The market is increasingly treating equipment vendors as the least-cyclical route into AI-driven semiconductor capex, which creates a two-way dynamic: visibility for tool orders compresses downside for suppliers but also compresses upside as that visibility becomes priced in. That implies we should favor exposure where order books are durable and technology stickiness is high (materials engineering, process integration, metrology) and be wary of pure-play memory manufacturers whose revenue is more exposed to spot pricing and inventory swings.
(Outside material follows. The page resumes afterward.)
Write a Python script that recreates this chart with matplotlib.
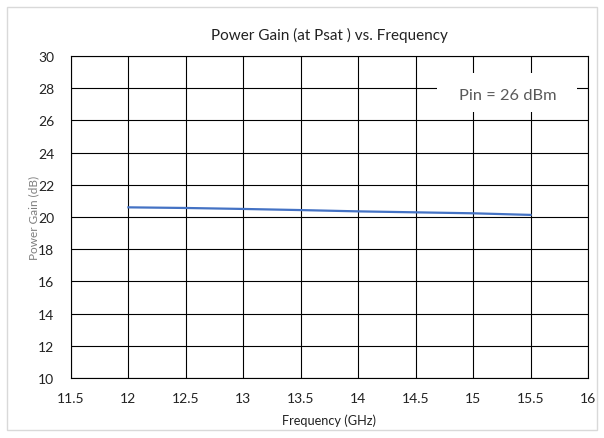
import matplotlib
matplotlib.use("Agg")
import matplotlib.pyplot as plt
from matplotlib.patches import Rectangle

plt.rcParams['font.family'] = ['Lato', 'DejaVu Sans']

freq_ghz = [12.0, 12.5, 13.0, 13.5, 14.0, 14.5, 15.0, 15.5]
gain_db = [20.60, 20.56, 20.50, 20.43, 20.35, 20.29, 20.23, 20.13]

x_ticks = [11.5, 12, 12.5, 13, 13.5, 14, 14.5, 15, 15.5, 16]
x_tick_labels = ["11.5", "12", "12.5", "13", "13.5", "14", "14.5", "15", "15.5", "16"]
y_ticks = [10, 12, 14, 16, 18, 20, 22, 24, 26, 28, 30]

title = "Power Gain (at Psat ) vs. Frequency"
x_label = "Frequency (GHz)"
y_label = "Power Gain (dB)"
note = "Pin = 26 dBm"

fig = plt.figure(figsize=(6.04, 4.39), dpi=100)
fig.patch.set_facecolor("white")
W, H = 604, 439
ax = fig.add_axes([71 / W, 1 - 379 / H, (588 - 71) / W, (379 - 57) / H])

ax.plot(freq_ghz, gain_db, color="#4472C4", linewidth=1.6, zorder=3)

ax.set_xlim(11.5, 16)
ax.set_ylim(10, 30)
ax.set_xticks(x_ticks)
ax.set_xticklabels(x_tick_labels)
ax.set_yticks(y_ticks)
ax.grid(True, color="black", linewidth=0.8)
ax.set_axisbelow(True)
for s in ax.spines.values():
    s.set_color("black")
    s.set_linewidth(0.8)
ax.tick_params(length=0, labelsize=10, colors="#222222")
ax.tick_params(axis="x", pad=10)
ax.tick_params(axis="y", pad=12)

ax.set_title(title, fontsize=11, color="#222222", pad=12)
ax.set_xlabel(x_label, fontsize=9.2, color="#222222", labelpad=7)
ax.set_ylabel(y_label, fontsize=8.5, color="#7f7f7f", labelpad=-1)

# white note box sitting over the grid in the upper right
ax.add_patch(Rectangle((14.69, 26.52), 1.215, 2.42, facecolor="white",
                       edgecolor="none", zorder=2))
ax.text(15.3, 27.55, note, fontsize=11.8, color="#595959",
        ha="center", va="center", zorder=4)

# light frame around the whole chart area
fig.patches.append(Rectangle((7 / W, 8 / H), (597 - 7) / W, (431 - 8) / H,
                             transform=fig.transFigure, fill=False,
                             edgecolor="#d9d9d9", linewidth=1.0))

fig.savefig("out.png", dpi=100)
Second-order beneficiaries include specialty materials and advanced packaging vendors that get front-loaded orders as customers re-optimize wafer fabs for HBM and AI stacks; conversely, legacy logic-focused equipment and smaller OSAT providers could see elongated lead times and margin pressure as capacity is reallocated. Geopolitical frictions and export-control volatility create asymmetric downside for companies with China revenue concentration — toolmakers with diversified IDM/foundry relationships will see lower execution risk relative to merchant memory buyers. Tail risks are classic cyclical inventory corrections and a policy shock that constrains capital spending (export controls or subsidies withdrawal). Near-term catalysts to watch are order flow commentary and customer inventory disclosures over the next 6–12 months — a surprising cut in fab guidance would re-rate the group quickly, while sustained multi-quarter order growth would validate the premium multiples now afforded to certain vendors.